I just found that Gordon Reid's full collection of Synth Secrets articles for Sound On Sound Magazine are back on line. For a while these articles were unavailable. If you are looking to learn synthesis, these articles are a fabulous resource. They read like a textbook on basic synthesis principles.

I remember eagerly reading each month's installment back in 1999-2000 and leaning so much. Tons of "Oh, THAT'S how that works!"

Enjoy!

Sound On Sound - Synth Secrets


----------



## JEPA (Mar 4, 2019)

very nice!


----------



## Chandler (Mar 4, 2019)

Those articles are a gold mine.


----------



## chimuelo (Mar 4, 2019)

SOS is a Goldmine.
I’ve been relying on them for 20+ years for reviews and tips/tricks.

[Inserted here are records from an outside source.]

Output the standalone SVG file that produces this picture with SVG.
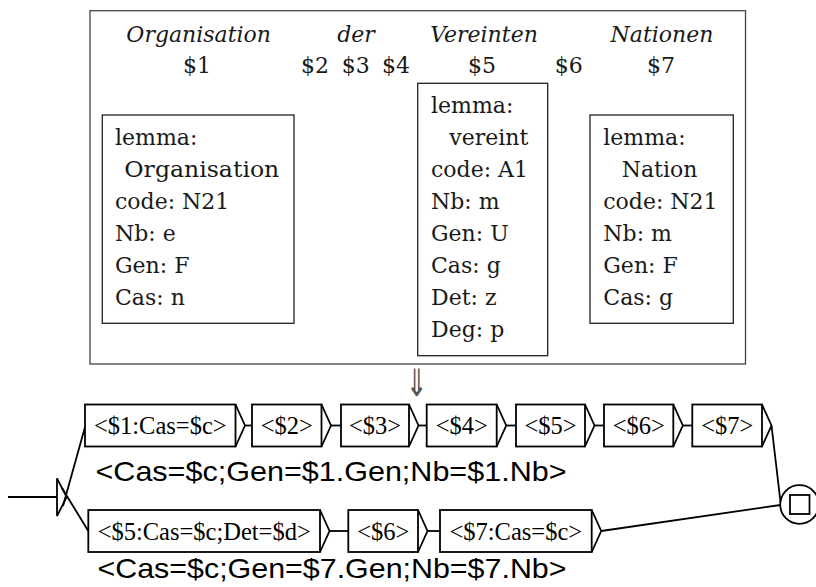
<svg xmlns="http://www.w3.org/2000/svg" width="816" height="587" viewBox="0 0 816 587">
<style>
.cm{font-family:"DejaVu Serif","Liberation Serif",serif;font-size:22px;fill:#1a1a1a}
.it{font-style:italic}
.mid{text-anchor:middle}
.frame{fill:#fff;stroke:#444;stroke-width:1.3}
.ibox{fill:#fff;stroke:#222;stroke-width:1.3}
.gbox{fill:#fff;stroke:#000;stroke-width:1.8}
.glab{font-family:"Liberation Serif","Times New Roman",serif;font-size:24.5px;text-anchor:middle;fill:#000}
.out{font-family:"Liberation Sans",Arial,sans-serif;font-size:28px;fill:#000}
.ln{fill:none;stroke:#000;stroke-width:1.8}
</style>
<rect width="816" height="587" fill="#fff"/>
<g id="frame">
<rect class="frame" x="90" y="10.7" width="655.5" height="353.3"/>
<text class="cm it mid" x="198.7" y="42">Organisation</text>
<text class="cm it mid" x="356" y="42">der</text>
<text class="cm it mid" x="484" y="42">Vereinten</text>
<text class="cm it mid" x="662" y="42">Nationen</text>
<text class="cm mid" x="197" y="72.7">$1</text>
<text class="cm mid" x="315" y="72.7">$2</text>
<text class="cm mid" x="355.8" y="72.7">$3</text>
<text class="cm mid" x="396" y="72.7">$4</text>
<text class="cm mid" x="482" y="72.7">$5</text>
<text class="cm mid" x="568.8" y="72.7">$6</text>
<text class="cm mid" x="661" y="72.7">$7</text>
</g>
<g id="box1">
<rect class="ibox" x="102.3" y="115" width="191.7" height="208.3"/>
<text class="cm" x="115" y="145">lemma:</text>
<text class="cm" x="124.3" y="176.9" textLength="155" lengthAdjust="spacingAndGlyphs">Organisation</text>
<text class="cm" x="115" y="208.8">code: N21</text>
<text class="cm" x="115" y="240.7">Nb: e</text>
<text class="cm" x="115" y="272.6">Gen: F</text>
<text class="cm" x="115" y="304.5">Cas: n</text>
</g>
<g id="box2">
<rect class="ibox" x="417.7" y="83.3" width="130" height="272.4"/>
<text class="cm" x="431" y="113.3">lemma:</text>
<text class="cm" x="449.3" y="145.2">vereint</text>
<text class="cm" x="431" y="177.1">code: A1</text>
<text class="cm" x="431" y="209">Nb: m</text>
<text class="cm" x="431" y="240.9">Gen: U</text>
<text class="cm" x="431" y="272.8">Cas: g</text>
<text class="cm" x="431" y="304.7">Det: z</text>
<text class="cm" x="431" y="336.6">Deg: p</text>
</g>
<g id="box3">
<rect class="ibox" x="590" y="115" width="143.3" height="208.3"/>
<text class="cm" x="603.3" y="145">lemma:</text>
<text class="cm" x="621.7" y="176.9">Nation</text>
<text class="cm" x="603.3" y="208.8">code: N21</text>
<text class="cm" x="603.3" y="240.7">Nb: m</text>
<text class="cm" x="603.3" y="272.6">Gen: F</text>
<text class="cm" x="603.3" y="304.5">Cas: g</text>
</g>
<g id="arrow" transform="translate(416.7,396) scale(1,1.45)">
<text x="0" y="0" font-family="'DejaVu Sans',sans-serif" font-size="26" text-anchor="middle" fill="#555">⇓</text>
</g>
<g id="connectors">
<line class="ln" x1="8" y1="497" x2="57" y2="497"/>
<polygon class="ln" points="57,478.3 57,516 66.7,497"/>
<line class="ln" x1="63" y1="506" x2="85" y2="427"/>
<line class="ln" x1="62" y1="488" x2="88.3" y2="531"/>
<line class="ln" x1="245" y1="425.5" x2="252" y2="425.5"/>
<line class="ln" x1="331" y1="425.5" x2="341" y2="425.5"/>
<line class="ln" x1="418.5" y1="425.5" x2="426.7" y2="425.5"/>
<line class="ln" x1="506.2" y1="425.5" x2="516" y2="425.5"/>
<line class="ln" x1="594.5" y1="425.5" x2="604" y2="425.5"/>
<line class="ln" x1="682.8" y1="425.5" x2="692.3" y2="425.5"/>
<line class="ln" x1="771.5" y1="425.5" x2="780.5" y2="502"/>
<line class="ln" x1="329.5" y1="531" x2="348.3" y2="531"/>
<line class="ln" x1="427.5" y1="531" x2="440" y2="531"/>
<line class="ln" x1="601.2" y1="531" x2="780.5" y2="505"/>
</g>
<g id="n1"><rect class="gbox" x="85" y="404.5" width="150.5" height="42"/><polyline class="ln" points="235.5,404.5 245,425.5 235.5,446.5"/><text class="glab" x="160.3" y="434.3">&lt;$1:Cas=$c&gt;</text></g>
<g id="n2"><rect class="gbox" x="252" y="404.5" width="69.5" height="42"/><polyline class="ln" points="321.5,404.5 331,425.5 321.5,446.5"/><text class="glab" x="286.8" y="434.3">&lt;$2&gt;</text></g>
<g id="n3"><rect class="gbox" x="341" y="404.5" width="68" height="42"/><polyline class="ln" points="409,404.5 418.5,425.5 409,446.5"/><text class="glab" x="375" y="434.3">&lt;$3&gt;</text></g>
<g id="n4"><rect class="gbox" x="426.7" y="404.5" width="70" height="42"/><polyline class="ln" points="496.7,404.5 506.2,425.5 496.7,446.5"/><text class="glab" x="461.7" y="434.3">&lt;$4&gt;</text></g>
<g id="n5"><rect class="gbox" x="516" y="404.5" width="69" height="42"/><polyline class="ln" points="585,404.5 594.5,425.5 585,446.5"/><text class="glab" x="550.5" y="434.3">&lt;$5&gt;</text></g>
<g id="n6"><rect class="gbox" x="604" y="404.5" width="69.3" height="42"/><polyline class="ln" points="673.3,404.5 682.8,425.5 673.3,446.5"/><text class="glab" x="638.7" y="434.3">&lt;$6&gt;</text></g>
<g id="n7"><rect class="gbox" x="692.3" y="404.5" width="69.7" height="42"/><polyline class="ln" points="762,404.5 771.5,425.5 762,446.5"/><text class="glab" x="727.2" y="434.3">&lt;$7&gt;</text></g>
<g id="m1"><rect class="gbox" x="88.3" y="510" width="231.7" height="42"/><polyline class="ln" points="320,510 329.5,531 320,552"/><text class="glab" x="204.2" y="540">&lt;$5:Cas=$c;Det=$d&gt;</text></g>
<g id="m2"><rect class="gbox" x="348.3" y="510" width="69.7" height="42"/><polyline class="ln" points="418,510 427.5,531 418,552"/><text class="glab" x="383.2" y="540">&lt;$6&gt;</text></g>
<g id="m3"><rect class="gbox" x="440" y="510" width="151.7" height="42"/><polyline class="ln" points="591.7,510 601.2,531 591.7,552"/><text class="glab" x="515.8" y="540">&lt;$7:Cas=$c&gt;</text></g>
<g id="final"><circle class="ln" cx="799.5" cy="504.5" r="19.3"/><rect class="ln" x="790" y="495" width="19.5" height="19"/></g>
<g id="labels">
<text class="out" x="95.5" y="481" textLength="471" lengthAdjust="spacingAndGlyphs">&lt;Cas=$c;Gen=$1.Gen;Nb=$1.Nb&gt;</text>
<text class="out" x="97.5" y="578" textLength="469" lengthAdjust="spacingAndGlyphs">&lt;Cas=$c;Gen=$7.Gen;Nb=$7.Nb&gt;</text>
</g>
</svg>
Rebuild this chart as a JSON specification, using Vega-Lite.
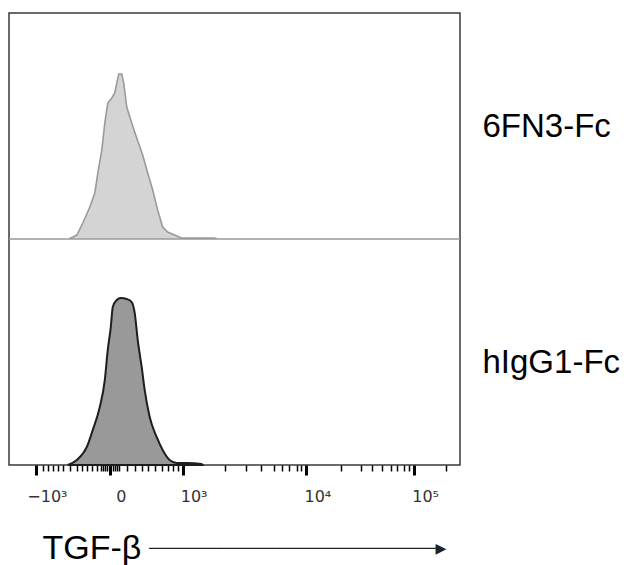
{
  "$schema": "https://vega.github.io/schema/vega-lite/v6.json",
  "width": 451,
  "height": 452,
  "autosize": {"type": "none"},
  "padding": {"left": 9, "top": 13, "right": 173, "bottom": 100},
  "background": "white",
  "config": {
    "view": {"stroke": "#3a3a3a", "strokeWidth": 1.5},
    "font": "Liberation Sans"
  },
  "title": {
    "text": "──────────────────────────────────▶",
    "orient": "bottom",
    "anchor": "start",
    "frame": "group",
    "font": "DejaVu Sans",
    "fontSize": 14,
    "fontWeight": "normal",
    "color": "#222222",
    "offset": 0,
    "dx": 140,
    "dy": -23
  },
  "datasets": {
    "fn3": [
      {"channel": 0, "count": 0},
      {"channel": 132.7, "count": 0},
      {"channel": 150.4, "count": 2.4},
      {"channel": 163.7, "count": 9.7},
      {"channel": 179.2, "count": 19.4},
      {"channel": 190.3, "count": 27.9},
      {"channel": 196.9, "count": 40},
      {"channel": 205.8, "count": 53.9},
      {"channel": 212.4, "count": 70.3},
      {"channel": 219.0, "count": 82.4},
      {"channel": 227.9, "count": 85.5},
      {"channel": 234.5, "count": 88.5},
      {"channel": 238.9, "count": 94.5},
      {"channel": 243.4, "count": 100},
      {"channel": 250.0, "count": 100},
      {"channel": 254.4, "count": 94.5},
      {"channel": 261.1, "count": 80},
      {"channel": 272.1, "count": 70.3},
      {"channel": 283.2, "count": 61.2},
      {"channel": 296.5, "count": 50.9},
      {"channel": 307.5, "count": 40},
      {"channel": 318.6, "count": 29.7},
      {"channel": 329.6, "count": 17.6},
      {"channel": 340.7, "count": 7.3},
      {"channel": 351.8, "count": 4.2},
      {"channel": 367.3, "count": 2.4},
      {"channel": 382.7, "count": 0.6},
      {"channel": 422.6, "count": 0.6},
      {"channel": 455.8, "count": 0.6},
      {"channel": 462.4, "count": 0},
      {"channel": 1000, "count": 0}
    ],
    "igg": [
      {"channel": 130.5, "count": 0},
      {"channel": 150.4, "count": 3.0},
      {"channel": 172.6, "count": 10.8},
      {"channel": 185.8, "count": 21.0},
      {"channel": 201.3, "count": 34.7},
      {"channel": 212.4, "count": 50.9},
      {"channel": 219.0, "count": 68.9},
      {"channel": 225.7, "count": 82.6},
      {"channel": 230.1, "count": 94.6},
      {"channel": 238.9, "count": 98.8},
      {"channel": 247.8, "count": 100},
      {"channel": 261.1, "count": 99.4},
      {"channel": 272.1, "count": 97.6},
      {"channel": 278.8, "count": 91.0},
      {"channel": 285.4, "count": 74.9},
      {"channel": 294.2, "count": 58.7},
      {"channel": 300.9, "count": 44.9},
      {"channel": 312.0, "count": 28.7},
      {"channel": 327.4, "count": 16.8},
      {"channel": 340.7, "count": 9.0},
      {"channel": 356.2, "count": 3.0},
      {"channel": 371.7, "count": 1.2},
      {"channel": 393.8, "count": 1.2},
      {"channel": 427.0, "count": 0.6},
      {"channel": 429.2, "count": 0}
    ],
    "samples": [
      {"sample": "6FN3-Fc"},
      {"sample": "hIgG1-Fc"}
    ]
  },
  "encoding": {
    "x": {
      "field": "channel",
      "type": "quantitative",
      "scale": {"domain": [0, 1000], "nice": false, "zero": false},
      "axis": {
        "values": [59.7, 75.2, 86.3, 97.3, 108.4, 119.5, 135.0, 150.4, 161.5, 172.6, 183.6, 194.7, 203.5, 207.9, 212.4, 216.8, 223.5, 230.1, 234.5, 239.0, 243.4, 261.1, 278.8, 294.2, 307.5, 323.0, 338.5, 351.8, 362.8, 373.9, 385, 477.9, 526.5, 559.7, 588.5, 606.2, 621.7, 639.4, 648.2, 659.3, 736.7, 781.0, 805.3, 827.4, 847.3, 860.6, 876.1, 887.2, 898.2, 969.0],
        "labelExpr": "abs(datum.value-59.7)<0.01 ? '−10³' : abs(datum.value-223.5)<0.01 ? '0' : abs(datum.value-385)<0.01 ? '10³' : abs(datum.value-659.3)<0.01 ? '10⁴' : abs(datum.value-898.2)<0.01 ? '10⁵' : ''",
        "labelOverlap": false,
        "labelBound": false,
        "labelFlush": false,
        "labelFont": "DejaVu Sans",
        "labelFontSize": 16,
        "labelColor": "#333333",
        "labelAlign": "center",
        "labelOffset": 11,
        "labelPadding": 13,
        "domain": false,
        "grid": false,
        "tickColor": "#000000",
        "tickSize": {"condition": {"test": "indexof([59.7,223.5,385,659.3,898.2], datum.value) >= 0", "value": 10}, "value": 6},
        "tickWidth": {"condition": {"test": "indexof([59.7,223.5,385,659.3,898.2], datum.value) >= 0", "value": 3}, "value": 1.5},
        "title": "TGF-β",
        "titleFont": "Liberation Sans",
        "titleFontSize": 34,
        "titleFontWeight": "normal",
        "titleColor": "#000000",
        "titleAnchor": "start",
        "titleAlign": "left",
        "titleBaseline": "alphabetic",
        "titleX": 33,
        "titleY": 93
      }
    }
  },
  "layer": [
    {
      "data": {"name": "samples"},
      "mark": {"type": "text", "opacity": 0, "invalid": null},
      "encoding": {
        "x": {"datum": 500, "type": "quantitative"},
        "y": {
          "field": "sample",
          "type": "nominal",
          "sort": null,
          "scale": {"domain": ["6FN3-Fc", "hIgG1-Fc"]},
          "axis": {
            "orient": "right",
            "domain": false,
            "ticks": false,
            "title": null,
            "labelFont": "Liberation Sans",
            "labelFontSize": 33,
            "labelColor": "#000000",
            "labelPadding": 22,
            "labelAlign": "left",
            "labelOffset": {"condition": {"test": "datum.value == 'hIgG1-Fc'", "value": 10}, "value": 0}
          }
        },
        "text": {"field": "sample"}
      }
    },
    {
      "data": {"name": "fn3"},
      "mark": {"type": "area", "fill": "#d4d4d4", "stroke": "#9a9a9a", "strokeWidth": 1.6, "interpolate": "linear"},
      "encoding": {
        "y": {"field": "count", "type": "quantitative", "scale": {"domain": [-137, 137], "nice": false}, "axis": null}
      }
    },
    {
      "data": {"name": "igg"},
      "mark": {"type": "area", "fill": "#999999", "stroke": "#1e1e1e", "strokeWidth": 2, "interpolate": "monotone"},
      "encoding": {
        "y": {"field": "count", "type": "quantitative", "scale": {"domain": [0, 270.7], "nice": false}, "axis": null}
      }
    }
  ],
  "resolve": {"scale": {"y": "independent"}, "axis": {"y": "independent"}}
}
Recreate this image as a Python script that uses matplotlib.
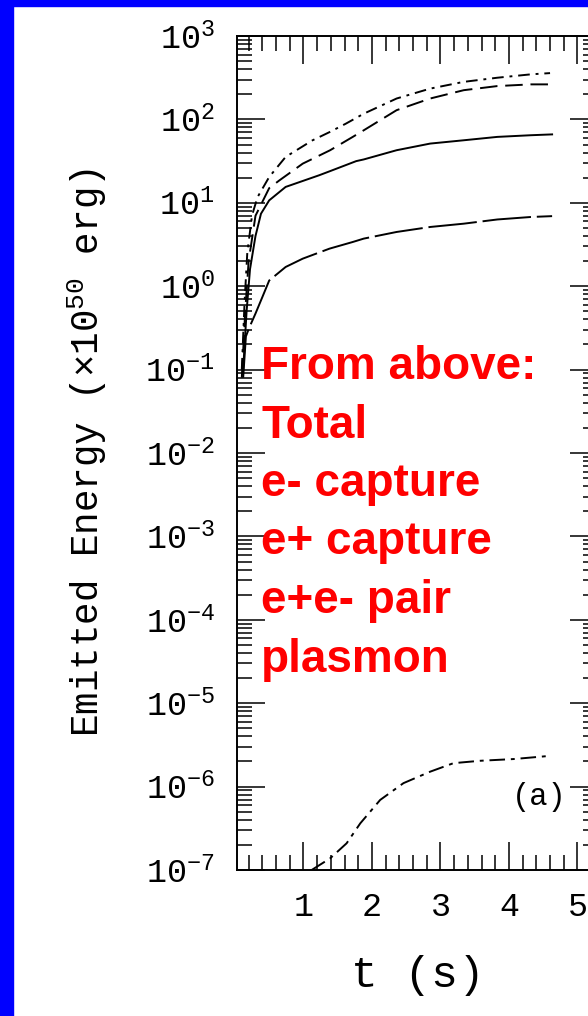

March ‘19 is really good and continues reporting on NAMM.
I can find info more from them than most developers have on their site.


----------



## bryla (Mar 4, 2019)

Read the series back in '06 when I got in to synthesis. Enjoyed it immensely!


----------



## TomislavEP (Mar 5, 2019)

Thank you for posting this. I wasn't aware of these articles. A valuable and useful resource.


----------



## HeliaVox (Mar 5, 2019)

A “secret resource that shouldn’t be so secret. This series taught me so much.


----------



## JEPA (Mar 5, 2019)

before this is gone i have downloaded them...


----------



## D Halgren (Mar 5, 2019)

I really need Dan Worrall to narrate these articles to me


----------



## kitekrazy (Mar 5, 2019)

*Welsh's Synthesizer Cookbook* is suppose to be a great one. I would like to see it come to Kindle some day.


----------